I’m trying to get a bit more into probabilistic programming with Turing.jl. I want to build a simple hypergeometric model. Imagine you have a large box with
Nred red and
Nblue blue balls (makes
N = Nred + Nblue balls in total) and you draw
n=10 balls out of this box (four times) and get (3, 7), (4, 6), (4, 6) and (5, 5) red and blue balls in the samples. I want to sample the 3d posterior of (N, Nred, Nblue) (2d effectively, due to the constraint), given this data.

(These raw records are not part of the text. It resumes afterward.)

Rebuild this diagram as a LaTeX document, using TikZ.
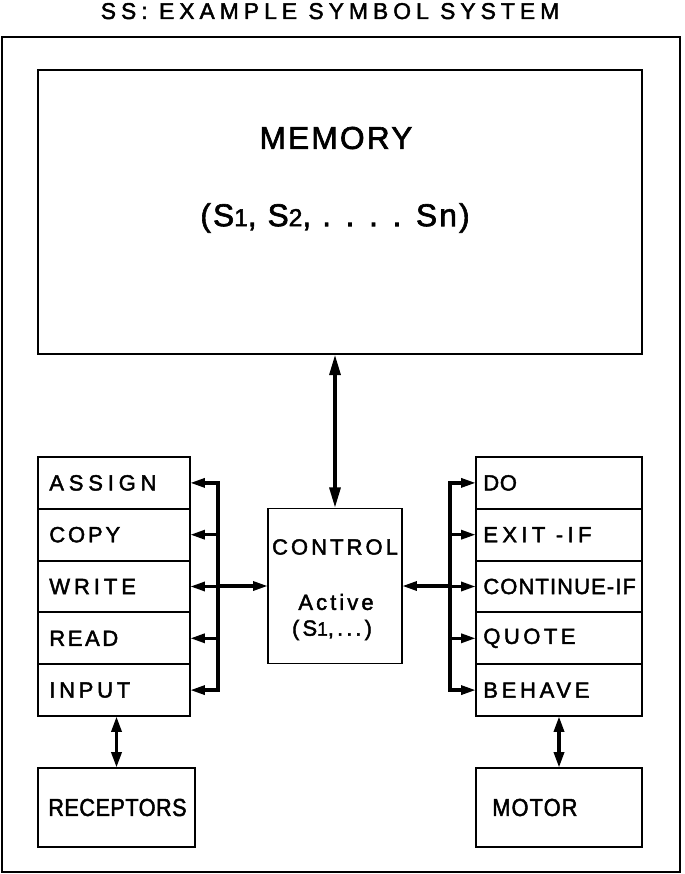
\documentclass[tikz,border=0pt]{standalone}
\usepackage{fontspec}
\setmainfont{Liberation Sans}
\usetikzlibrary{arrows.meta,positioning}
% size and letter spacing of the hand lettering
\newcommand\lettering[2][12.5]{\fontsize{#1}{#1}\selectfont\addfontfeature{LetterSpace=#2,FakeBold=2}}
\newcommand\narrowlettering[2][14]{\fontsize{#1}{#1}\selectfont\addfontfeature{LetterSpace=#2,FakeBold=2,FakeStretch=0.88}}
\newcommand\sdig[2]{{\fontsize{#1}{#1}\selectfont #2}}
\tikzset{
  % frames and boxes
  frameline/.style = {line width=1.1pt},
  box/.style       = {draw, line width=1.1pt, rectangle, inner sep=0pt, outer sep=0pt},
  leftcell/.style  = {box, anchor=north west, minimum width=3.04cm, minimum height=1.036cm},
  rightcell/.style = {box, anchor=north west, minimum width=3.32cm, minimum height=1.036cm},
  celltext/.style  = {anchor=west, inner sep=0pt},
  % texts
  titletext/.style = {inner sep=0pt, font={\lettering[13]{22}}},
  memtext/.style   = {inner sep=0pt, font={\lettering[18]{7}}},
  ctrltext/.style  = {inner sep=0pt, font={\lettering{14}}},
  % connectors
  busline/.style   = {line width=2.3pt, line cap=rect},
  tip/.style       = {line width=2pt, -{Triangle[length=8.5pt, width=5pt]}},
  twotip/.style    = {line width=2.2pt, {Triangle[length=9pt, width=5.5pt]}-{Triangle[length=9pt, width=5.5pt]}},
  bigtwotip/.style = {line width=2.4pt, {Triangle[length=12pt, width=6pt]}-{Triangle[length=12pt, width=6pt]}},
}
\begin{document}
\begin{tikzpicture}[x=0.02cm, y=-0.02cm]
  \useasboundingbox (0,0) rectangle (684,874);
  % Outer frame and title
  \draw[frameline] (2,37) rectangle (680,872);
  \node[titletext, anchor=base] (title) at (330,19) {SS: EXAMPLE SYMBOL SYSTEM};
  % Memory
  \node[box, minimum width=12.08cm, minimum height=5.68cm] (memory) at (340,212) {};
  \node[memtext] (memname) at (336,138) {MEMORY};
  \node[memtext] (memvars) at (335,218) {(S\sdig{14}{1}, S\sdig{14}{2}, . . . .  Sn)};
  % Control
  \node[box, minimum width=2.68cm, minimum height=3.1cm] (control) at (335,586) {};
  \node[ctrltext] (ctrlname) at (335,547) {CONTROL};
  \node[ctrltext] (ctrlact) at (336,602) {Active};
  \node[ctrltext] (ctrlvars) at (332,630) {(S\sdig{11}{1},...)};
  % Left column of operators
  \foreach \nm/\txt/\ls [count=\i from 0] in
    {assign/ASSIGN/22, copy/COPY/13, write/WRITE/18, read/READ/12, input/INPUT/17} {
    \node[leftcell] (\nm) at (38,457+\i*51.8) {};
    \node[celltext, font=\lettering{\ls}] (\nm-t) at ([xshift=0.22cm]\nm.west) {\txt};
  }
  % Right column of operators
  \foreach \nm/\txt/\ls [count=\i from 0] in
    {do/DO/3, exitif/EXIT -IF/20, contif/CONTINUE-IF/5, quote/QUOTE/16, behave/BEHAVE/17} {
    \node[rightcell] (\nm) at (476,457+\i*51.8) {};
    \node[celltext, font=\lettering{\ls}] (\nm-t) at ([xshift=0.14cm]\nm.west) {\txt};
  }
  % Receptors and motor
  \node[box, minimum width=3.14cm, minimum height=1.58cm] (receptors) at (116.5,807.5) {};
  \node[celltext, font={\narrowlettering{2}}] (receptors-t) at ([xshift=0.2cm]receptors.west) {RECEPTORS};
  \node[box, minimum width=3.32cm, minimum height=1.58cm] (motor) at (559,807.5) {};
  \node[celltext, font={\narrowlettering{5}}] (motor-t) at ([xshift=0.32cm]motor.west) {MOTOR};
  % Buses
  \coordinate (lbus) at (218,586);
  \coordinate (rbus) at (450,586);
  \draw[busline] (assign.east -| lbus) -- (input.east -| lbus);
  \draw[busline] (do.west -| rbus) -- (behave.west -| rbus);
  \foreach \nm in {assign,copy,write,read,input}
    \draw[tip] (\nm.east -| lbus) -- (\nm.east);
  \foreach \nm in {do,exitif,contif,quote,behave}
    \draw[tip] (\nm.west -| rbus) -- (\nm.west);
  \draw[tip] (lbus) -- (control.west);
  \draw[tip] (rbus) -- (control.east);
  % Two-way links
  \draw[bigtwotip] (control.north |- memory.south) -- (control.north);
  \draw[twotip] (receptors.north |- input.south) -- (receptors.north);
  \draw[twotip] (motor.north |- behave.south) -- (motor.north);
\end{tikzpicture}
\end{document}
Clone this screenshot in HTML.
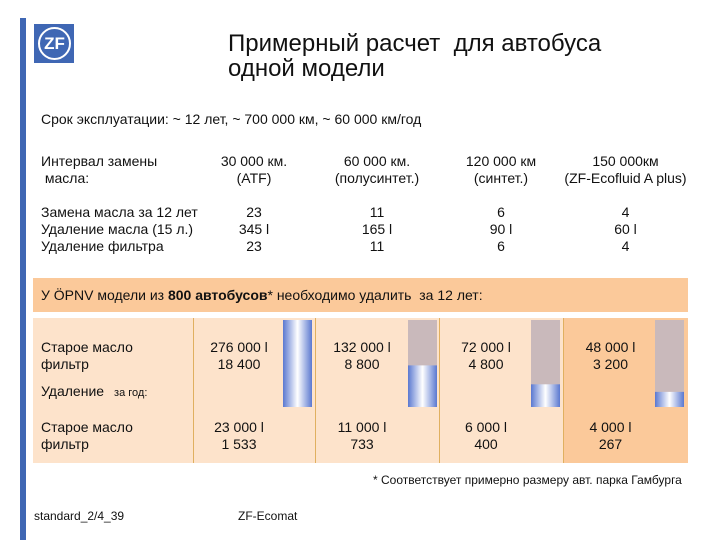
<!DOCTYPE html>
<html><head><meta charset="utf-8"><style>
body{margin:0;width:720px;height:540px;background:#fff;position:relative;overflow:hidden;font-family:"Liberation Sans",sans-serif;color:#111}
.a{position:absolute;white-space:nowrap}
.c{text-align:center;font-size:14px;line-height:17px}
.l{font-size:14px;line-height:17px}
</style></head><body>
<div class="a" style="left:20px;top:18px;width:6px;height:522px;background:#3f67b4"></div>
<div class="a" style="left:34px;top:24px;width:40px;height:39px;background:#3f67b4">
<div style="position:absolute;left:4px;top:3px;width:29px;height:29px;border:2px solid #fff;border-radius:50%;color:#fff;font-weight:bold;font-size:17px;line-height:29px;text-align:center">ZF</div></div>
<div class="a" style="left:228px;top:31px;font-size:24px;line-height:25px">Примерный расчет &nbsp;для автобуса<br>одной модели</div>
<div class="a l" style="left:41px;top:111px">Срок эксплуатации: ~ 12 лет, ~ 700 000 км, ~ 60 000 км/год</div>
<div class="a l" style="left:41px;top:153px">Интервал замены<br>&nbsp;масла:</div>
<div class="a c" style="left:193px;width:122px;top:153px">30 000 км.<br>(ATF)</div>
<div class="a c" style="left:315px;width:124px;top:153px">60 000 км.<br>(полусинтет.)</div>
<div class="a c" style="left:439px;width:124px;top:153px">120 000 км<br>(синтет.)</div>
<div class="a c" style="left:563px;width:125px;top:153px">150 000км<br>(ZF-Ecofluid A plus)</div>
<div class="a l" style="left:41px;top:204px">Замена масла за 12 лет<br>Удаление масла (15 л.)<br>Удаление фильтра</div>
<div class="a c" style="left:193px;width:122px;top:204px">23<br>345 l<br>23</div>
<div class="a c" style="left:315px;width:124px;top:204px">11<br>165 l<br>11</div>
<div class="a c" style="left:439px;width:124px;top:204px">6<br>90 l<br>6</div>
<div class="a c" style="left:563px;width:125px;top:204px">4<br>60 l<br>4</div>
<div class="a l" style="left:33px;top:278px;width:655px;height:34px;background:#fbc99a;line-height:34px;padding-left:8px;box-sizing:border-box">У ÖPNV модели из <b>800 автобусов</b>* необходимо удалить &nbsp;за 12 лет:</div>
<div class="a" style="left:33px;top:318px;width:655px;height:145px;background:#fde3cb"></div>
<div class="a" style="left:563px;top:318px;width:125px;height:145px;background:#fbc99a"></div>
<div class="a" style="left:193px;top:318px;width:1px;height:145px;background:#e0b060"></div>
<div class="a" style="left:315px;top:318px;width:1px;height:145px;background:#e0b060"></div>
<div class="a" style="left:439px;top:318px;width:1px;height:145px;background:#e0b060"></div>
<div class="a" style="left:563px;top:318px;width:1px;height:145px;background:#e0b060"></div>
<div class="a l" style="left:41px;top:339px">Старое масло<br>фильтр</div>
<div class="a l" style="left:41px;top:383px">Удаление <span style="font-size:11px">&nbsp;&nbsp;за год:</span></div>
<div class="a l" style="left:41px;top:419px">Старое масло<br>фильтр</div>
<div id="vals"></div>
<svg class="a" style="left:0;top:0" width="720" height="540" id="bars">
<defs><linearGradient id="g" x1="0" x2="1"><stop offset="0" stop-color="#5a78d0"/><stop offset="0.5" stop-color="#ffffff"/><stop offset="1" stop-color="#5a78d0"/></linearGradient></defs>
</svg>
<div class="a" style="left:373px;top:473px;font-size:12px">* Соответствует примерно размеру авт. парка Гамбурга</div>
<div class="a" style="left:34px;top:509px;font-size:12px">standard_2/4_39</div>
<div class="a" style="left:238px;top:509px;font-size:12px">ZF-Ecomat</div>
<script>
const oilTotal=[276000,132000,72000,48000];
const filterTotal=[18400,8800,4800,3200];
const oilYear=[23000,11000,6000,4000];
const filterYear=[1533,733,400,267];
const colLeft=[193,315,439,563],colW=[122,124,124,125],barX=[283,408,531,655];
const fmt=v=>v.toLocaleString('ru-RU').replace(/\s/g,' ');
const vals=document.getElementById('vals');
for(let i=0;i<4;i++){
 const d=document.createElement('div');d.className='a c';
 d.style.cssText=`left:${colLeft[i]}px;width:${colW[i]-30}px;top:339px`;
 d.innerHTML=fmt(oilTotal[i])+' l<br>'+fmt(filterTotal[i]);
 
 
 vals.appendChild(d);
 const e=document.createElement('div');e.className='a c';
 e.style.cssText=`left:${colLeft[i]}px;width:${colW[i]-30}px;top:419px`;
 e.innerHTML=fmt(oilYear[i])+' l<br>'+fmt(filterYear[i]);
 
 
 vals.appendChild(e);
}
const svg=document.getElementById('bars'),ns='http://www.w3.org/2000/svg';
const top0=320,bh=87,maxV=oilTotal[0];
const y=v=>top0+bh-v/maxV*bh;
for(let i=0;i<4;i++){
 const bg=document.createElementNS(ns,'rect');
 bg.setAttribute('x',barX[i]);bg.setAttribute('y',top0);bg.setAttribute('width',29);bg.setAttribute('height',bh);bg.setAttribute('fill','#c9b9bb');
 
 
 svg.appendChild(bg);
 const r=document.createElementNS(ns,'rect');
 r.setAttribute('x',barX[i]);r.setAttribute('y',y(oilTotal[i]));r.setAttribute('width',29);r.setAttribute('height',top0+bh-y(oilTotal[i]));r.setAttribute('fill','url(#g)');
 
 
 svg.appendChild(r);
}
</script>
</body></html>
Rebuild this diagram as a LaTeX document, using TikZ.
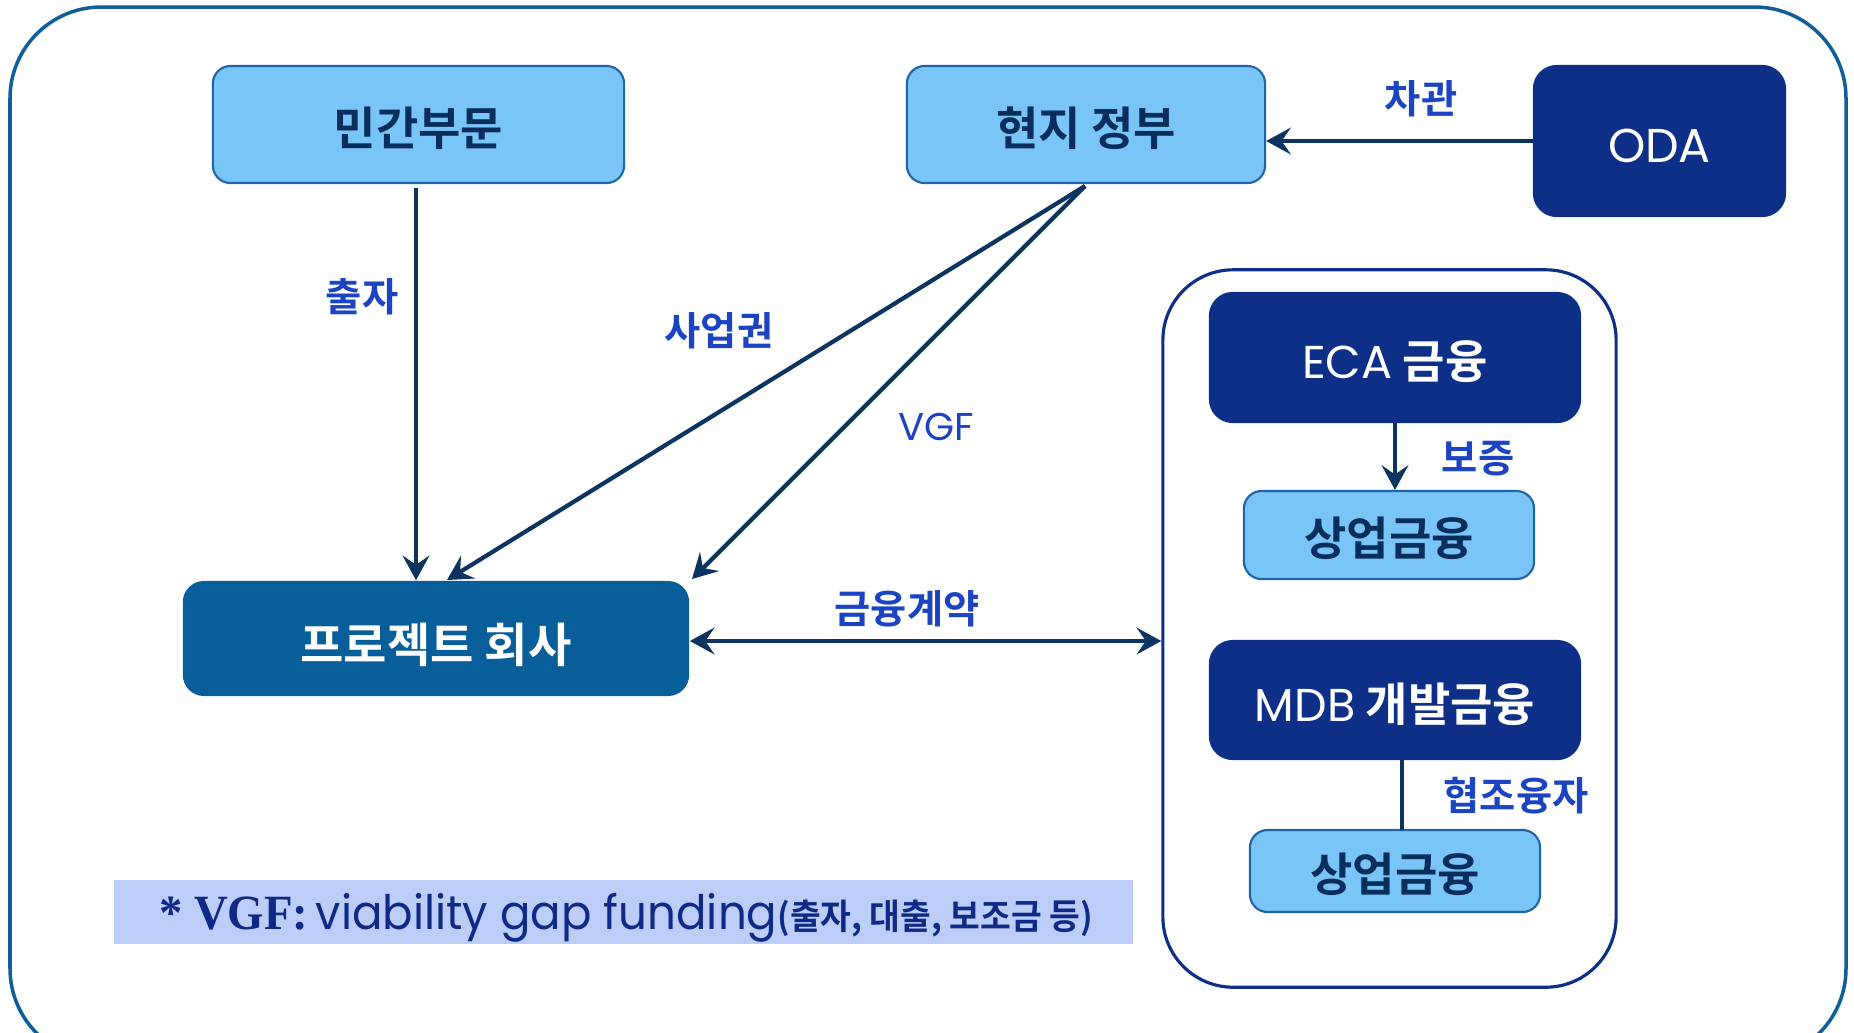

Please see my attempt of a model specification in Turing below. Unfortunately I get an error, because sometimes Nred is sampled >N, although it should be upper-bounded by N, leading to Nblue<0. Nblue<0 then causes the error in the hypergeometric distribution. These are typical outcomes of the print statements:
new: 83 26 57 new: 89 12 77 new: 11 18 -7
Does anyone know why this goes wrong?
using Turing using StatsPlots @model hypergeo(nred) = begin # fixed parameters n = 10 # number of balls in the drawn sample # priors N ~ DiscreteUniform(n, 100) # balls in the total population Nred ~ DiscreteUniform(0, N) # red balls in the total population Nblue = N - Nred # blue balls in the total population println("new:") println(N) println(Nred) println(Nblue) # observations @. nred ~ Hypergeometric(Nred, Nblue, n) end # run sampler, collect results chn = sample(hypergeo([3,4,4,5]), MH(), 5000) # summarise results describe(chn) # plot results p = plot(chn)